Material for the task:
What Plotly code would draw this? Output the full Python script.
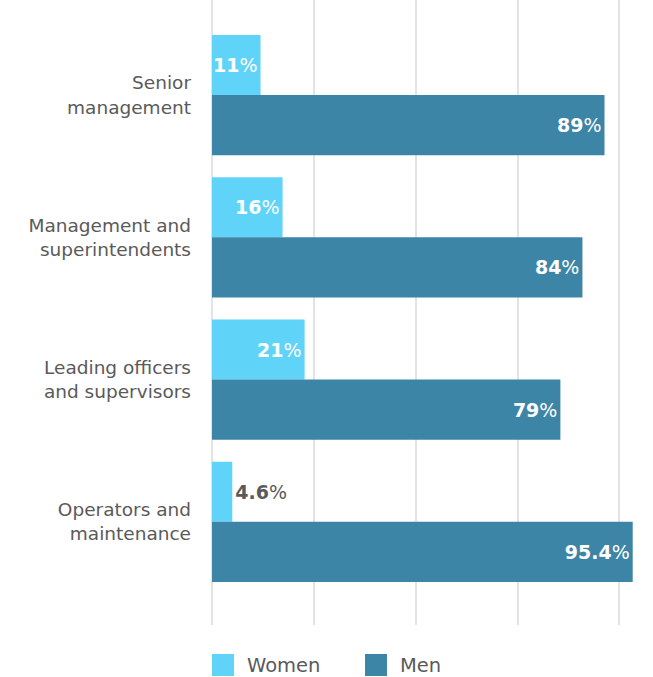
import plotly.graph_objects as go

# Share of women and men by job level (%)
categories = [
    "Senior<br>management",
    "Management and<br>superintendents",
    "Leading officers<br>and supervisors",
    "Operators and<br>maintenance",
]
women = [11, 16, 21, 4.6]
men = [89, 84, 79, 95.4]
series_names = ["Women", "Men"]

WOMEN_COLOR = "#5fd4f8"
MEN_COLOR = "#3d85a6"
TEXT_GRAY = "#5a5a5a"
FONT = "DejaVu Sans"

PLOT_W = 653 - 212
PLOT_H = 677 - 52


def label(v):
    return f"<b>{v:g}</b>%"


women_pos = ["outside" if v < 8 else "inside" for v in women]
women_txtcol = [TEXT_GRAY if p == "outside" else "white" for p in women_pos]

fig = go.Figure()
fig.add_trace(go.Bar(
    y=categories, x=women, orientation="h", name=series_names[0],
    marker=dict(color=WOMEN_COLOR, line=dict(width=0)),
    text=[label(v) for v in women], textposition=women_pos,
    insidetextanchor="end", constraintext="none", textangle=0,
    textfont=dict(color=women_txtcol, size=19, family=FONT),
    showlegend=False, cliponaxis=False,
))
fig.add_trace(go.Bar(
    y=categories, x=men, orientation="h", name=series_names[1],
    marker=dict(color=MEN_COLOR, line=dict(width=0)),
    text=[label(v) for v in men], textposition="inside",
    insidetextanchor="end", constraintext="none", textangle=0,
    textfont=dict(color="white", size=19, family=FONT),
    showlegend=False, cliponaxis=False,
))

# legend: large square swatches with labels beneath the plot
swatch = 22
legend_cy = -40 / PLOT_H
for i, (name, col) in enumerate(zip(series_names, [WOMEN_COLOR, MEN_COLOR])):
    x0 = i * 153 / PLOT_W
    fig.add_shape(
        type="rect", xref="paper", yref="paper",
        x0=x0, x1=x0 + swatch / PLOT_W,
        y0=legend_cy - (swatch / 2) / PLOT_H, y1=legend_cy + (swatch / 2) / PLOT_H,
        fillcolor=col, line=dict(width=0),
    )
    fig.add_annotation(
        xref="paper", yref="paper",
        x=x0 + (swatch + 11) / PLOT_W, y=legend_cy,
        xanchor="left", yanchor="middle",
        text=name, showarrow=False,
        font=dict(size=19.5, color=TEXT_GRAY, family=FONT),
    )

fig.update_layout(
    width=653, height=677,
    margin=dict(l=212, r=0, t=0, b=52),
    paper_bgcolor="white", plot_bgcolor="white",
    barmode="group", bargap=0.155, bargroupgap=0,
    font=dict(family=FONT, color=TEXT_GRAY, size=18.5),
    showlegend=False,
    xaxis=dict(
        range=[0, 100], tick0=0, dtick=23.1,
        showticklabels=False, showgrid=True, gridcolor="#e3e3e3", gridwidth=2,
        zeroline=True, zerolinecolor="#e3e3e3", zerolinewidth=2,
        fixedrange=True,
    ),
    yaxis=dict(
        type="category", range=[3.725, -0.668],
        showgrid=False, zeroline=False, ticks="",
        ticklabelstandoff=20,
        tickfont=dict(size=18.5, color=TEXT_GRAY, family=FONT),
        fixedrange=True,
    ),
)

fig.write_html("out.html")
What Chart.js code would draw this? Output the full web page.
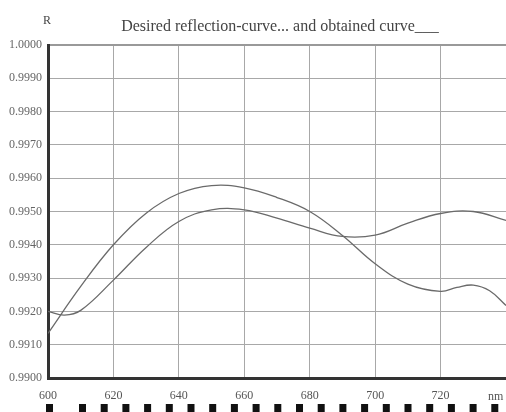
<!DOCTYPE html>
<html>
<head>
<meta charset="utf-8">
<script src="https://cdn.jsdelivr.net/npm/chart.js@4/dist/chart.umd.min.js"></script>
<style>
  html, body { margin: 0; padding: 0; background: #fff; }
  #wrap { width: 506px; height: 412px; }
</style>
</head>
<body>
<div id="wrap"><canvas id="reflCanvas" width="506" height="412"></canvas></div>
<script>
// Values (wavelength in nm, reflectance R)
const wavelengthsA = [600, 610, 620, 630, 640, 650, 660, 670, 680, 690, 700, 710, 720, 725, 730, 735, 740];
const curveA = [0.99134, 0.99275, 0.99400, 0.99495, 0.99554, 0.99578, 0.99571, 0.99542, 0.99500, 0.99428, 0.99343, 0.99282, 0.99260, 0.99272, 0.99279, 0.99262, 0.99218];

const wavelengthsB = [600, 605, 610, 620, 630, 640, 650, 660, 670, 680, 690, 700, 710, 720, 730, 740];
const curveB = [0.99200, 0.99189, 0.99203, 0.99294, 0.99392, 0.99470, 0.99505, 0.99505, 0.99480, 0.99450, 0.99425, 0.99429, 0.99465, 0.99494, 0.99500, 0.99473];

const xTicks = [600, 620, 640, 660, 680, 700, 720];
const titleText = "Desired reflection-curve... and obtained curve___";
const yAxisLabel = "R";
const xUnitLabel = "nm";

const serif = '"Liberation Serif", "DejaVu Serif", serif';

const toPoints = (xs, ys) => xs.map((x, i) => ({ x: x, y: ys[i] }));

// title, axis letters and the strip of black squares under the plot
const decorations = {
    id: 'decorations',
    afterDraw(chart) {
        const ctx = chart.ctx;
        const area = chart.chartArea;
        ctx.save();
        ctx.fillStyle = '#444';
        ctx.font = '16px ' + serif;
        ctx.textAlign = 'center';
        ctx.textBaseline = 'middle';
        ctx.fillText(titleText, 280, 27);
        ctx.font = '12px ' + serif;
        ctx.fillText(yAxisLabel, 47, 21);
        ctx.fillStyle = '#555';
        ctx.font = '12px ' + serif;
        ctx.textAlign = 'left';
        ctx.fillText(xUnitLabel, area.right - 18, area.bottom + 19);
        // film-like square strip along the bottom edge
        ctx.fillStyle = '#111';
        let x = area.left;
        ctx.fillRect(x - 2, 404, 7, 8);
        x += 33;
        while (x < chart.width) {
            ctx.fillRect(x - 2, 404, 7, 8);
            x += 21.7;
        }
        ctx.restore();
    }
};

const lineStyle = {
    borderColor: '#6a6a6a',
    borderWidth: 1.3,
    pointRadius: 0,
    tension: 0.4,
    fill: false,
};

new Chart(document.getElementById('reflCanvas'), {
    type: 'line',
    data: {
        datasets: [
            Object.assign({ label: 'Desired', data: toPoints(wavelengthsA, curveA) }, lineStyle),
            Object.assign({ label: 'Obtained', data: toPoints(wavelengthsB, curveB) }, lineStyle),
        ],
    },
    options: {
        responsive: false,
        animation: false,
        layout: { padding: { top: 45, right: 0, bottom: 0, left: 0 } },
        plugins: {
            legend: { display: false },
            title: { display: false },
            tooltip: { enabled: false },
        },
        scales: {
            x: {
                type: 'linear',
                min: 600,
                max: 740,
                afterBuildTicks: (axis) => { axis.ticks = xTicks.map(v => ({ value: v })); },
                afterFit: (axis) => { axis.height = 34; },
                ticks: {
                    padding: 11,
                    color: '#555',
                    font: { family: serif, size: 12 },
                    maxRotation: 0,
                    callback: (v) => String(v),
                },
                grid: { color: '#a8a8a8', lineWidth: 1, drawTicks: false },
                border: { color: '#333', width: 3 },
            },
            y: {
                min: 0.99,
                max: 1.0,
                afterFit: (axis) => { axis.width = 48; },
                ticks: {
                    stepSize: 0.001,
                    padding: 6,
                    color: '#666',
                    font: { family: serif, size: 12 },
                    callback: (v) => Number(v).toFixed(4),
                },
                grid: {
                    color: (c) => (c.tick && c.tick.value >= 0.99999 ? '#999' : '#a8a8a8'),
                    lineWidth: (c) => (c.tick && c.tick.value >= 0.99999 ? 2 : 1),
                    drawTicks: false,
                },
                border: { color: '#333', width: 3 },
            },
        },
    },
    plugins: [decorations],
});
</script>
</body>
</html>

What is being asked: Transcribe the material exactly, keeping every word and none of the pictures.

Expected answer:
What Plotly code would draw this? Output the full Python script.
import plotly.graph_objects as go

# Share of women and men by job level (%)
categories = [
    "Senior<br>management",
    "Management and<br>superintendents",
    "Leading officers<br>and supervisors",
    "Operators and<br>maintenance",
]
women = [11, 16, 21, 4.6]
men = [89, 84, 79, 95.4]
series_names = ["Women", "Men"]

WOMEN_COLOR = "#5fd4f8"
MEN_COLOR = "#3d85a6"
TEXT_GRAY = "#5a5a5a"
FONT = "DejaVu Sans"

PLOT_W = 653 - 212
PLOT_H = 677 - 52


def label(v):
    return f"<b>{v:g}</b>%"


women_pos = ["outside" if v < 8 else "inside" for v in women]
women_txtcol = [TEXT_GRAY if p == "outside" else "white" for p in women_pos]

fig = go.Figure()
fig.add_trace(go.Bar(
    y=categories, x=women, orientation="h", name=series_names[0],
    marker=dict(color=WOMEN_COLOR, line=dict(width=0)),
    text=[label(v) for v in women], textposition=women_pos,
    insidetextanchor="end", constraintext="none", textangle=0,
    textfont=dict(color=women_txtcol, size=19, family=FONT),
    showlegend=False, cliponaxis=False,
))
fig.add_trace(go.Bar(
    y=categories, x=men, orientation="h", name=series_names[1],
    marker=dict(color=MEN_COLOR, line=dict(width=0)),
    text=[label(v) for v in men], textposition="inside",
    insidetextanchor="end", constraintext="none", textangle=0,
    textfont=dict(color="white", size=19, family=FONT),
    showlegend=False, cliponaxis=False,
))

# legend: large square swatches with labels beneath the plot
swatch = 22
legend_cy = -40 / PLOT_H
for i, (name, col) in enumerate(zip(series_names, [WOMEN_COLOR, MEN_COLOR])):
    x0 = i * 153 / PLOT_W
    fig.add_shape(
        type="rect", xref="paper", yref="paper",
        x0=x0, x1=x0 + swatch / PLOT_W,
        y0=legend_cy - (swatch / 2) / PLOT_H, y1=legend_cy + (swatch / 2) / PLOT_H,
        fillcolor=col, line=dict(width=0),
    )
    fig.add_annotation(
        xref="paper", yref="paper",
        x=x0 + (swatch + 11) / PLOT_W, y=legend_cy,
        xanchor="left", yanchor="middle",
        text=name, showarrow=False,
        font=dict(size=19.5, color=TEXT_GRAY, family=FONT),
    )

fig.update_layout(
    width=653, height=677,
    margin=dict(l=212, r=0, t=0, b=52),
    paper_bgcolor="white", plot_bgcolor="white",
    barmode="group", bargap=0.155, bargroupgap=0,
    font=dict(family=FONT, color=TEXT_GRAY, size=18.5),
    showlegend=False,
    xaxis=dict(
        range=[0, 100], tick0=0, dtick=23.1,
        showticklabels=False, showgrid=True, gridcolor="#e3e3e3", gridwidth=2,
        zeroline=True, zerolinecolor="#e3e3e3", zerolinewidth=2,
        fixedrange=True,
    ),
    yaxis=dict(
        type="category", range=[3.725, -0.668],
        showgrid=False, zeroline=False, ticks="",
        ticklabelstandoff=20,
        tickfont=dict(size=18.5, color=TEXT_GRAY, family=FONT),
        fixedrange=True,
    ),
)

fig.write_html("out.html")
What Chart.js code would draw this? Output the full web page.
<!DOCTYPE html>
<html>
<head>
<meta charset="utf-8">
<script src="https://cdn.jsdelivr.net/npm/chart.js@4/dist/chart.umd.min.js"></script>
<style>
  html, body { margin: 0; padding: 0; background: #fff; }
  #wrap { width: 506px; height: 412px; }
</style>
</head>
<body>
<div id="wrap"><canvas id="reflCanvas" width="506" height="412"></canvas></div>
<script>
// Values (wavelength in nm, reflectance R)
const wavelengthsA = [600, 610, 620, 630, 640, 650, 660, 670, 680, 690, 700, 710, 720, 725, 730, 735, 740];
const curveA = [0.99134, 0.99275, 0.99400, 0.99495, 0.99554, 0.99578, 0.99571, 0.99542, 0.99500, 0.99428, 0.99343, 0.99282, 0.99260, 0.99272, 0.99279, 0.99262, 0.99218];

const wavelengthsB = [600, 605, 610, 620, 630, 640, 650, 660, 670, 680, 690, 700, 710, 720, 730, 740];
const curveB = [0.99200, 0.99189, 0.99203, 0.99294, 0.99392, 0.99470, 0.99505, 0.99505, 0.99480, 0.99450, 0.99425, 0.99429, 0.99465, 0.99494, 0.99500, 0.99473];

const xTicks = [600, 620, 640, 660, 680, 700, 720];
const titleText = "Desired reflection-curve... and obtained curve___";
const yAxisLabel = "R";
const xUnitLabel = "nm";

const serif = '"Liberation Serif", "DejaVu Serif", serif';

const toPoints = (xs, ys) => xs.map((x, i) => ({ x: x, y: ys[i] }));

// title, axis letters and the strip of black squares under the plot
const decorations = {
    id: 'decorations',
    afterDraw(chart) {
        const ctx = chart.ctx;
        const area = chart.chartArea;
        ctx.save();
        ctx.fillStyle = '#444';
        ctx.font = '16px ' + serif;
        ctx.textAlign = 'center';
        ctx.textBaseline = 'middle';
        ctx.fillText(titleText, 280, 27);
        ctx.font = '12px ' + serif;
        ctx.fillText(yAxisLabel, 47, 21);
        ctx.fillStyle = '#555';
        ctx.font = '12px ' + serif;
        ctx.textAlign = 'left';
        ctx.fillText(xUnitLabel, area.right - 18, area.bottom + 19);
        // film-like square strip along the bottom edge
        ctx.fillStyle = '#111';
        let x = area.left;
        ctx.fillRect(x - 2, 404, 7, 8);
        x += 33;
        while (x < chart.width) {
            ctx.fillRect(x - 2, 404, 7, 8);
            x += 21.7;
        }
        ctx.restore();
    }
};

const lineStyle = {
    borderColor: '#6a6a6a',
    borderWidth: 1.3,
    pointRadius: 0,
    tension: 0.4,
    fill: false,
};

new Chart(document.getElementById('reflCanvas'), {
    type: 'line',
    data: {
        datasets: [
            Object.assign({ label: 'Desired', data: toPoints(wavelengthsA, curveA) }, lineStyle),
            Object.assign({ label: 'Obtained', data: toPoints(wavelengthsB, curveB) }, lineStyle),
        ],
    },
    options: {
        responsive: false,
        animation: false,
        layout: { padding: { top: 45, right: 0, bottom: 0, left: 0 } },
        plugins: {
            legend: { display: false },
            title: { display: false },
            tooltip: { enabled: false },
        },
        scales: {
            x: {
                type: 'linear',
                min: 600,
                max: 740,
                afterBuildTicks: (axis) => { axis.ticks = xTicks.map(v => ({ value: v })); },
                afterFit: (axis) => { axis.height = 34; },
                ticks: {
                    padding: 11,
                    color: '#555',
                    font: { family: serif, size: 12 },
                    maxRotation: 0,
                    callback: (v) => String(v),
                },
                grid: { color: '#a8a8a8', lineWidth: 1, drawTicks: false },
                border: { color: '#333', width: 3 },
            },
            y: {
                min: 0.99,
                max: 1.0,
                afterFit: (axis) => { axis.width = 48; },
                ticks: {
                    stepSize: 0.001,
                    padding: 6,
                    color: '#666',
                    font: { family: serif, size: 12 },
                    callback: (v) => Number(v).toFixed(4),
                },
                grid: {
                    color: (c) => (c.tick && c.tick.value >= 0.99999 ? '#999' : '#a8a8a8'),
                    lineWidth: (c) => (c.tick && c.tick.value >= 0.99999 ? 2 : 1),
                    drawTicks: false,
                },
                border: { color: '#333', width: 3 },
            },
        },
    },
    plugins: [decorations],
});
</script>
</body>
</html>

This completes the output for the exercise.